Exercise:
Repeat the records verbatim and leave the pictures out of your copy.

Supplied records:
--- Begin ---

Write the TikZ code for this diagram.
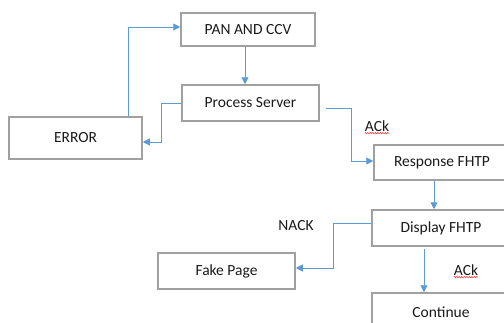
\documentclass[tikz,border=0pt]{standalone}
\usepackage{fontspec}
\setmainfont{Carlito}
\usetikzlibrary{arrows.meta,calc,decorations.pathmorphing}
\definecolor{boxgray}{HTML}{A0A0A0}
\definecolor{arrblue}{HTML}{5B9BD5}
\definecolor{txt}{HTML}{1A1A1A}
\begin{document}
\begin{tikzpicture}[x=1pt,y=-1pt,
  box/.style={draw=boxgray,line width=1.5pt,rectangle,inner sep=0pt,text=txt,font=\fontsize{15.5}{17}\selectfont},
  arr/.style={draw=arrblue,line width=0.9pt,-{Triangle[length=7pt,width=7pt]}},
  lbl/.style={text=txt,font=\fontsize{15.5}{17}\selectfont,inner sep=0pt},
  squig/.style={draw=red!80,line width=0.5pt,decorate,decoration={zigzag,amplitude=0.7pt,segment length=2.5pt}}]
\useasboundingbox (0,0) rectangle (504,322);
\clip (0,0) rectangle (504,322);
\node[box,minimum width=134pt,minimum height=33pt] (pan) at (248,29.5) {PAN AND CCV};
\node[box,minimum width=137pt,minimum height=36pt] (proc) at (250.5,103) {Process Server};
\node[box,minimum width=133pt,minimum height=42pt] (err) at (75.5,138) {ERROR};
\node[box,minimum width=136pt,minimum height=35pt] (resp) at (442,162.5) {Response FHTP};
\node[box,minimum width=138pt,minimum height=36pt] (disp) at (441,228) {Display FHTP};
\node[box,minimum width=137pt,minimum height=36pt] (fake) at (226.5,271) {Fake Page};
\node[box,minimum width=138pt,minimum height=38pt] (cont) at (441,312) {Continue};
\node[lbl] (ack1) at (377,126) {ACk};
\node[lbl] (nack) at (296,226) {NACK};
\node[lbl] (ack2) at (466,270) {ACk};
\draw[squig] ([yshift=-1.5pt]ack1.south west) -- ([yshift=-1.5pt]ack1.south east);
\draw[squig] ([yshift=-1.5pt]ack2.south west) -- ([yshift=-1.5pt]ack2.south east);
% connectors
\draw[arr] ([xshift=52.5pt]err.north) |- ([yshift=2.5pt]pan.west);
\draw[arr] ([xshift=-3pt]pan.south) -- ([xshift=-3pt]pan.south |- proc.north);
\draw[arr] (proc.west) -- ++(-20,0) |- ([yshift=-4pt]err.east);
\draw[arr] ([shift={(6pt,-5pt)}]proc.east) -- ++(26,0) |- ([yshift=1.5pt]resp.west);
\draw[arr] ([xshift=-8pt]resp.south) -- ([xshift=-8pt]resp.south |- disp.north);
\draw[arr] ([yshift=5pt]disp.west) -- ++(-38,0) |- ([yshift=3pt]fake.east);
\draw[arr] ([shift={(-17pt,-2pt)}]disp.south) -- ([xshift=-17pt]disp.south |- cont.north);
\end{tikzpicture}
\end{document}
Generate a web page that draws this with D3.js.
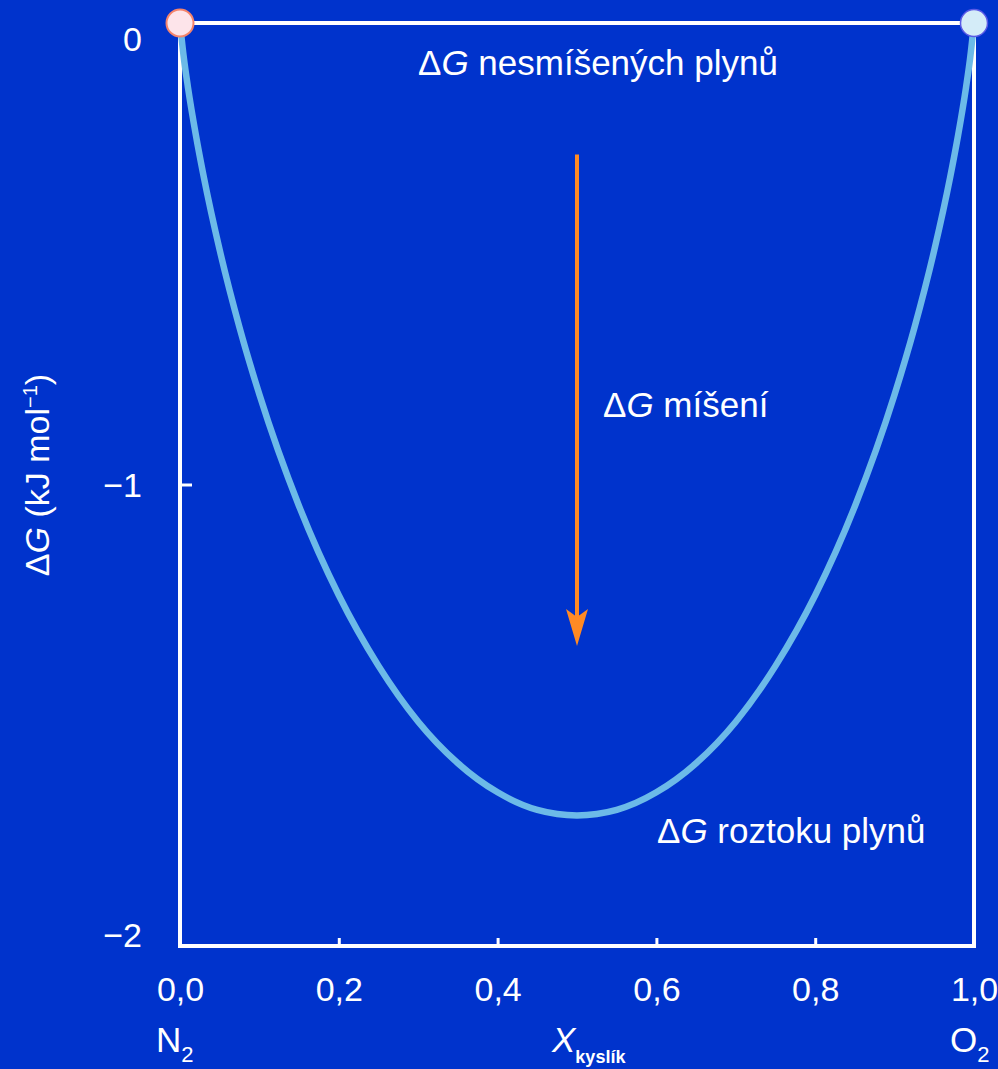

--- End ---

Worked solution:
Write the TikZ code for this diagram.
\documentclass[tikz,border=0pt]{standalone}
\usepackage{fontspec}
\setmainfont{Carlito}
\usetikzlibrary{arrows.meta,calc,decorations.pathmorphing}
\definecolor{boxgray}{HTML}{A0A0A0}
\definecolor{arrblue}{HTML}{5B9BD5}
\definecolor{txt}{HTML}{1A1A1A}
\begin{document}
\begin{tikzpicture}[x=1pt,y=-1pt,
  box/.style={draw=boxgray,line width=1.5pt,rectangle,inner sep=0pt,text=txt,font=\fontsize{15.5}{17}\selectfont},
  arr/.style={draw=arrblue,line width=0.9pt,-{Triangle[length=7pt,width=7pt]}},
  lbl/.style={text=txt,font=\fontsize{15.5}{17}\selectfont,inner sep=0pt},
  squig/.style={draw=red!80,line width=0.5pt,decorate,decoration={zigzag,amplitude=0.7pt,segment length=2.5pt}}]
\useasboundingbox (0,0) rectangle (504,322);
\clip (0,0) rectangle (504,322);
\node[box,minimum width=134pt,minimum height=33pt] (pan) at (248,29.5) {PAN AND CCV};
\node[box,minimum width=137pt,minimum height=36pt] (proc) at (250.5,103) {Process Server};
\node[box,minimum width=133pt,minimum height=42pt] (err) at (75.5,138) {ERROR};
\node[box,minimum width=136pt,minimum height=35pt] (resp) at (442,162.5) {Response FHTP};
\node[box,minimum width=138pt,minimum height=36pt] (disp) at (441,228) {Display FHTP};
\node[box,minimum width=137pt,minimum height=36pt] (fake) at (226.5,271) {Fake Page};
\node[box,minimum width=138pt,minimum height=38pt] (cont) at (441,312) {Continue};
\node[lbl] (ack1) at (377,126) {ACk};
\node[lbl] (nack) at (296,226) {NACK};
\node[lbl] (ack2) at (466,270) {ACk};
\draw[squig] ([yshift=-1.5pt]ack1.south west) -- ([yshift=-1.5pt]ack1.south east);
\draw[squig] ([yshift=-1.5pt]ack2.south west) -- ([yshift=-1.5pt]ack2.south east);
% connectors
\draw[arr] ([xshift=52.5pt]err.north) |- ([yshift=2.5pt]pan.west);
\draw[arr] ([xshift=-3pt]pan.south) -- ([xshift=-3pt]pan.south |- proc.north);
\draw[arr] (proc.west) -- ++(-20,0) |- ([yshift=-4pt]err.east);
\draw[arr] ([shift={(6pt,-5pt)}]proc.east) -- ++(26,0) |- ([yshift=1.5pt]resp.west);
\draw[arr] ([xshift=-8pt]resp.south) -- ([xshift=-8pt]resp.south |- disp.north);
\draw[arr] ([yshift=5pt]disp.west) -- ++(-38,0) |- ([yshift=3pt]fake.east);
\draw[arr] ([shift={(-17pt,-2pt)}]disp.south) -- ([xshift=-17pt]disp.south |- cont.north);
\end{tikzpicture}
\end{document}
Generate a web page that draws this with D3.js.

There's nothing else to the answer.